TASK REQUIREMENTS: Can you print the data exactly and leave out each image?

SUPPLIED ENTRIES:
◇ ◇ ◇
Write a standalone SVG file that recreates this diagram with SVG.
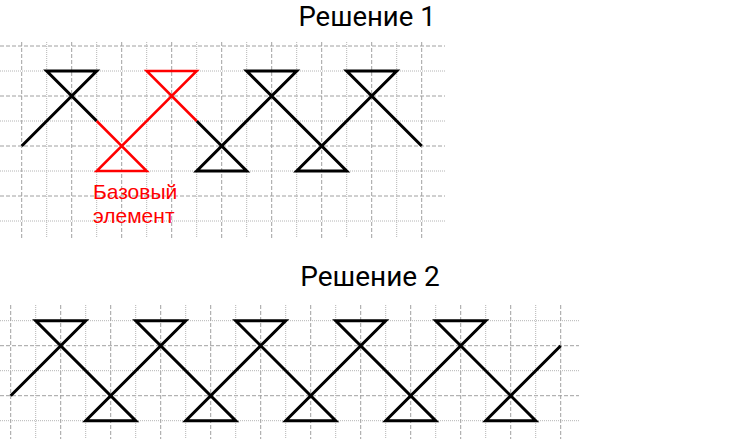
<svg xmlns="http://www.w3.org/2000/svg" width="730" height="439" viewBox="0 0 730 439">
<style>
.dash{stroke:#a0a0a0;stroke-width:1;stroke-dasharray:4,2;fill:none}
.dot{stroke:#b4b4b4;stroke-width:1;stroke-dasharray:1,1;fill:none}
.blk{stroke:#000;stroke-width:3;fill:none;stroke-linejoin:miter}
.red{stroke:#ff0000;stroke-width:2.5;fill:none;stroke-linejoin:miter}
.title{font-family:Roboto,"Liberation Sans",sans-serif;font-size:28px;fill:#000;text-anchor:middle}
.lbl{font-family:"Liberation Sans",Arial,sans-serif;font-size:21px;fill:#ff0000}
</style>
<rect width="730" height="439" fill="#fff"/>
<g id="title1"><text class="title" x="367" y="26" style="font-size:27.5px">Решение 1</text></g>
<g id="grid1">
<line class="dash" x1="0" y1="46" x2="445" y2="46"/>
<line class="dot" x1="0" y1="71" x2="445" y2="71"/>
<line class="dash" x1="0" y1="96" x2="445" y2="96"/>
<line class="dot" x1="0" y1="121" x2="445" y2="121"/>
<line class="dash" x1="0" y1="146" x2="445" y2="146"/>
<line class="dot" x1="0" y1="171" x2="445" y2="171"/>
<line class="dash" x1="0" y1="196" x2="445" y2="196"/>
<line class="dot" x1="0" y1="221" x2="445" y2="221"/>
<line class="dash" x1="21.7" y1="42" x2="21.7" y2="238"/>
<line class="dot" x1="46.7" y1="42" x2="46.7" y2="238"/>
<line class="dash" x1="71.7" y1="42" x2="71.7" y2="238"/>
<line class="dot" x1="96.7" y1="42" x2="96.7" y2="238"/>
<line class="dash" x1="121.7" y1="42" x2="121.7" y2="238"/>
<line class="dot" x1="146.7" y1="42" x2="146.7" y2="238"/>
<line class="dash" x1="171.7" y1="42" x2="171.7" y2="238"/>
<line class="dot" x1="196.7" y1="42" x2="196.7" y2="238"/>
<line class="dash" x1="221.7" y1="42" x2="221.7" y2="238"/>
<line class="dot" x1="246.7" y1="42" x2="246.7" y2="238"/>
<line class="dash" x1="271.7" y1="42" x2="271.7" y2="238"/>
<line class="dot" x1="296.7" y1="42" x2="296.7" y2="238"/>
<line class="dash" x1="321.7" y1="42" x2="321.7" y2="238"/>
<line class="dot" x1="346.7" y1="42" x2="346.7" y2="238"/>
<line class="dash" x1="371.7" y1="42" x2="371.7" y2="238"/>
<line class="dot" x1="396.7" y1="42" x2="396.7" y2="238"/>
<line class="dash" x1="421.7" y1="42" x2="421.7" y2="238"/>
</g>
<g id="pattern1">
<path class="blk" d="M21.7,146 L96.7,71 L46.7,71 L96.7,121"/>
<path class="blk" d="M196.7,121 L246.7,171 L196.7,171 L296.7,71 L246.7,71 L346.7,171 L296.7,171 L396.7,71 L346.7,71 L421.7,146"/>
</g>
<g id="base-element">
<path class="red" d="M96.7,121 L146.7,171 L96.7,171 L196.7,71 L146.7,71 L196.7,121"/>
<text class="lbl" x="93" y="199">Базовый</text>
<text class="lbl" x="93" y="223">элемент</text>
</g>
<g id="title2"><text class="title" x="370" y="286">Решение 2</text></g>
<g id="grid2">
<line class="dot" x1="0" y1="320.7" x2="579" y2="320.7"/>
<line class="dash" x1="0" y1="345.7" x2="579" y2="345.7"/>
<line class="dot" x1="0" y1="370.7" x2="579" y2="370.7"/>
<line class="dash" x1="0" y1="395.7" x2="579" y2="395.7"/>
<line class="dot" x1="0" y1="420.7" x2="579" y2="420.7"/>
<line class="dash" x1="10.7" y1="305" x2="10.7" y2="439"/>
<line class="dot" x1="35.7" y1="305" x2="35.7" y2="439"/>
<line class="dash" x1="60.7" y1="305" x2="60.7" y2="439"/>
<line class="dot" x1="85.7" y1="305" x2="85.7" y2="439"/>
<line class="dash" x1="110.7" y1="305" x2="110.7" y2="439"/>
<line class="dot" x1="135.7" y1="305" x2="135.7" y2="439"/>
<line class="dash" x1="160.7" y1="305" x2="160.7" y2="439"/>
<line class="dot" x1="185.7" y1="305" x2="185.7" y2="439"/>
<line class="dash" x1="210.7" y1="305" x2="210.7" y2="439"/>
<line class="dot" x1="235.7" y1="305" x2="235.7" y2="439"/>
<line class="dash" x1="260.7" y1="305" x2="260.7" y2="439"/>
<line class="dot" x1="285.7" y1="305" x2="285.7" y2="439"/>
<line class="dash" x1="310.7" y1="305" x2="310.7" y2="439"/>
<line class="dot" x1="335.7" y1="305" x2="335.7" y2="439"/>
<line class="dash" x1="360.7" y1="305" x2="360.7" y2="439"/>
<line class="dot" x1="385.7" y1="305" x2="385.7" y2="439"/>
<line class="dash" x1="410.7" y1="305" x2="410.7" y2="439"/>
<line class="dot" x1="435.7" y1="305" x2="435.7" y2="439"/>
<line class="dash" x1="460.7" y1="305" x2="460.7" y2="439"/>
<line class="dot" x1="485.7" y1="305" x2="485.7" y2="439"/>
<line class="dash" x1="510.7" y1="305" x2="510.7" y2="439"/>
<line class="dot" x1="535.7" y1="305" x2="535.7" y2="439"/>
<line class="dash" x1="560.7" y1="305" x2="560.7" y2="439"/>
</g>
<g id="pattern2">
<path class="blk" d="M10.7,395.7 L85.7,320.7 L35.7,320.7 L135.7,420.7 L85.7,420.7 L185.7,320.7 L135.7,320.7 L235.7,420.7 L185.7,420.7 L285.7,320.7 L235.7,320.7 L335.7,420.7 L285.7,420.7 L385.7,320.7 L335.7,320.7 L435.7,420.7 L385.7,420.7 L485.7,320.7 L435.7,320.7 L535.7,420.7 L485.7,420.7 L560.7,345.7"/>
</g>
</svg>
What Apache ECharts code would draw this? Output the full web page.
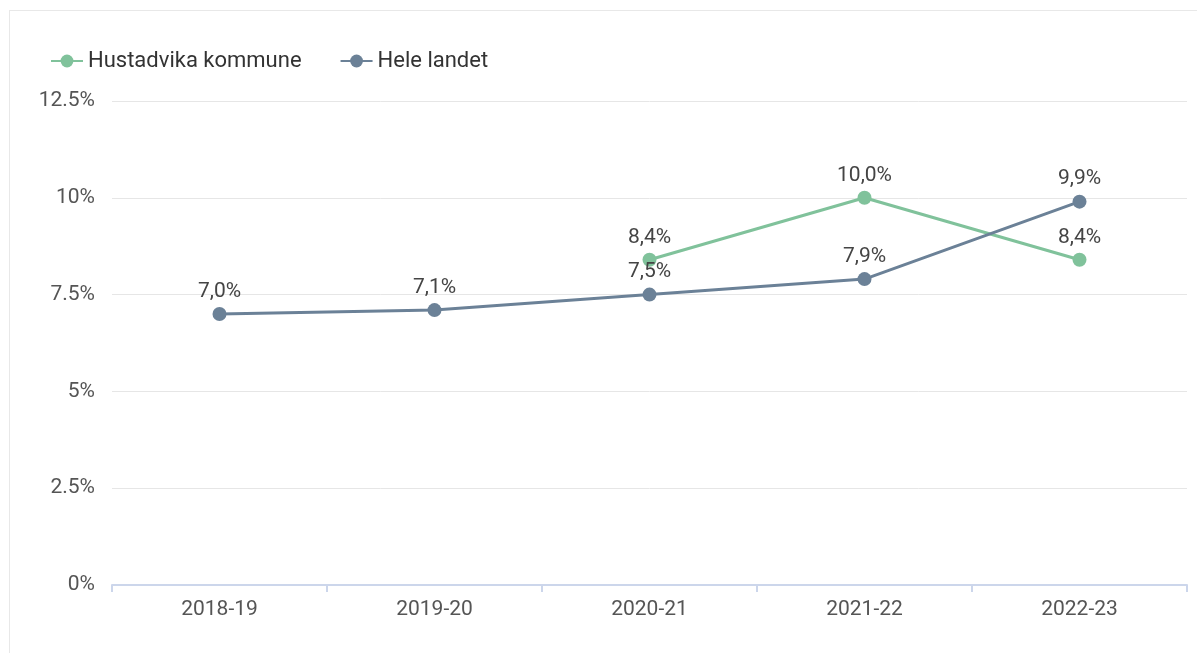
◇ ◇ ◇
SOLUTION FOR THIS PROBLEM:
Write a standalone SVG file that recreates this diagram with SVG.
<svg xmlns="http://www.w3.org/2000/svg" width="730" height="439" viewBox="0 0 730 439">
<style>
.dash{stroke:#a0a0a0;stroke-width:1;stroke-dasharray:4,2;fill:none}
.dot{stroke:#b4b4b4;stroke-width:1;stroke-dasharray:1,1;fill:none}
.blk{stroke:#000;stroke-width:3;fill:none;stroke-linejoin:miter}
.red{stroke:#ff0000;stroke-width:2.5;fill:none;stroke-linejoin:miter}
.title{font-family:Roboto,"Liberation Sans",sans-serif;font-size:28px;fill:#000;text-anchor:middle}
.lbl{font-family:"Liberation Sans",Arial,sans-serif;font-size:21px;fill:#ff0000}
</style>
<rect width="730" height="439" fill="#fff"/>
<g id="title1"><text class="title" x="367" y="26" style="font-size:27.5px">Решение 1</text></g>
<g id="grid1">
<line class="dash" x1="0" y1="46" x2="445" y2="46"/>
<line class="dot" x1="0" y1="71" x2="445" y2="71"/>
<line class="dash" x1="0" y1="96" x2="445" y2="96"/>
<line class="dot" x1="0" y1="121" x2="445" y2="121"/>
<line class="dash" x1="0" y1="146" x2="445" y2="146"/>
<line class="dot" x1="0" y1="171" x2="445" y2="171"/>
<line class="dash" x1="0" y1="196" x2="445" y2="196"/>
<line class="dot" x1="0" y1="221" x2="445" y2="221"/>
<line class="dash" x1="21.7" y1="42" x2="21.7" y2="238"/>
<line class="dot" x1="46.7" y1="42" x2="46.7" y2="238"/>
<line class="dash" x1="71.7" y1="42" x2="71.7" y2="238"/>
<line class="dot" x1="96.7" y1="42" x2="96.7" y2="238"/>
<line class="dash" x1="121.7" y1="42" x2="121.7" y2="238"/>
<line class="dot" x1="146.7" y1="42" x2="146.7" y2="238"/>
<line class="dash" x1="171.7" y1="42" x2="171.7" y2="238"/>
<line class="dot" x1="196.7" y1="42" x2="196.7" y2="238"/>
<line class="dash" x1="221.7" y1="42" x2="221.7" y2="238"/>
<line class="dot" x1="246.7" y1="42" x2="246.7" y2="238"/>
<line class="dash" x1="271.7" y1="42" x2="271.7" y2="238"/>
<line class="dot" x1="296.7" y1="42" x2="296.7" y2="238"/>
<line class="dash" x1="321.7" y1="42" x2="321.7" y2="238"/>
<line class="dot" x1="346.7" y1="42" x2="346.7" y2="238"/>
<line class="dash" x1="371.7" y1="42" x2="371.7" y2="238"/>
<line class="dot" x1="396.7" y1="42" x2="396.7" y2="238"/>
<line class="dash" x1="421.7" y1="42" x2="421.7" y2="238"/>
</g>
<g id="pattern1">
<path class="blk" d="M21.7,146 L96.7,71 L46.7,71 L96.7,121"/>
<path class="blk" d="M196.7,121 L246.7,171 L196.7,171 L296.7,71 L246.7,71 L346.7,171 L296.7,171 L396.7,71 L346.7,71 L421.7,146"/>
</g>
<g id="base-element">
<path class="red" d="M96.7,121 L146.7,171 L96.7,171 L196.7,71 L146.7,71 L196.7,121"/>
<text class="lbl" x="93" y="199">Базовый</text>
<text class="lbl" x="93" y="223">элемент</text>
</g>
<g id="title2"><text class="title" x="370" y="286">Решение 2</text></g>
<g id="grid2">
<line class="dot" x1="0" y1="320.7" x2="579" y2="320.7"/>
<line class="dash" x1="0" y1="345.7" x2="579" y2="345.7"/>
<line class="dot" x1="0" y1="370.7" x2="579" y2="370.7"/>
<line class="dash" x1="0" y1="395.7" x2="579" y2="395.7"/>
<line class="dot" x1="0" y1="420.7" x2="579" y2="420.7"/>
<line class="dash" x1="10.7" y1="305" x2="10.7" y2="439"/>
<line class="dot" x1="35.7" y1="305" x2="35.7" y2="439"/>
<line class="dash" x1="60.7" y1="305" x2="60.7" y2="439"/>
<line class="dot" x1="85.7" y1="305" x2="85.7" y2="439"/>
<line class="dash" x1="110.7" y1="305" x2="110.7" y2="439"/>
<line class="dot" x1="135.7" y1="305" x2="135.7" y2="439"/>
<line class="dash" x1="160.7" y1="305" x2="160.7" y2="439"/>
<line class="dot" x1="185.7" y1="305" x2="185.7" y2="439"/>
<line class="dash" x1="210.7" y1="305" x2="210.7" y2="439"/>
<line class="dot" x1="235.7" y1="305" x2="235.7" y2="439"/>
<line class="dash" x1="260.7" y1="305" x2="260.7" y2="439"/>
<line class="dot" x1="285.7" y1="305" x2="285.7" y2="439"/>
<line class="dash" x1="310.7" y1="305" x2="310.7" y2="439"/>
<line class="dot" x1="335.7" y1="305" x2="335.7" y2="439"/>
<line class="dash" x1="360.7" y1="305" x2="360.7" y2="439"/>
<line class="dot" x1="385.7" y1="305" x2="385.7" y2="439"/>
<line class="dash" x1="410.7" y1="305" x2="410.7" y2="439"/>
<line class="dot" x1="435.7" y1="305" x2="435.7" y2="439"/>
<line class="dash" x1="460.7" y1="305" x2="460.7" y2="439"/>
<line class="dot" x1="485.7" y1="305" x2="485.7" y2="439"/>
<line class="dash" x1="510.7" y1="305" x2="510.7" y2="439"/>
<line class="dot" x1="535.7" y1="305" x2="535.7" y2="439"/>
<line class="dash" x1="560.7" y1="305" x2="560.7" y2="439"/>
</g>
<g id="pattern2">
<path class="blk" d="M10.7,395.7 L85.7,320.7 L35.7,320.7 L135.7,420.7 L85.7,420.7 L185.7,320.7 L135.7,320.7 L235.7,420.7 L185.7,420.7 L285.7,320.7 L235.7,320.7 L335.7,420.7 L285.7,420.7 L385.7,320.7 L335.7,320.7 L435.7,420.7 L385.7,420.7 L485.7,320.7 L435.7,320.7 L535.7,420.7 L485.7,420.7 L560.7,345.7"/>
</g>
</svg>
What Apache ECharts code would draw this? Output the full web page.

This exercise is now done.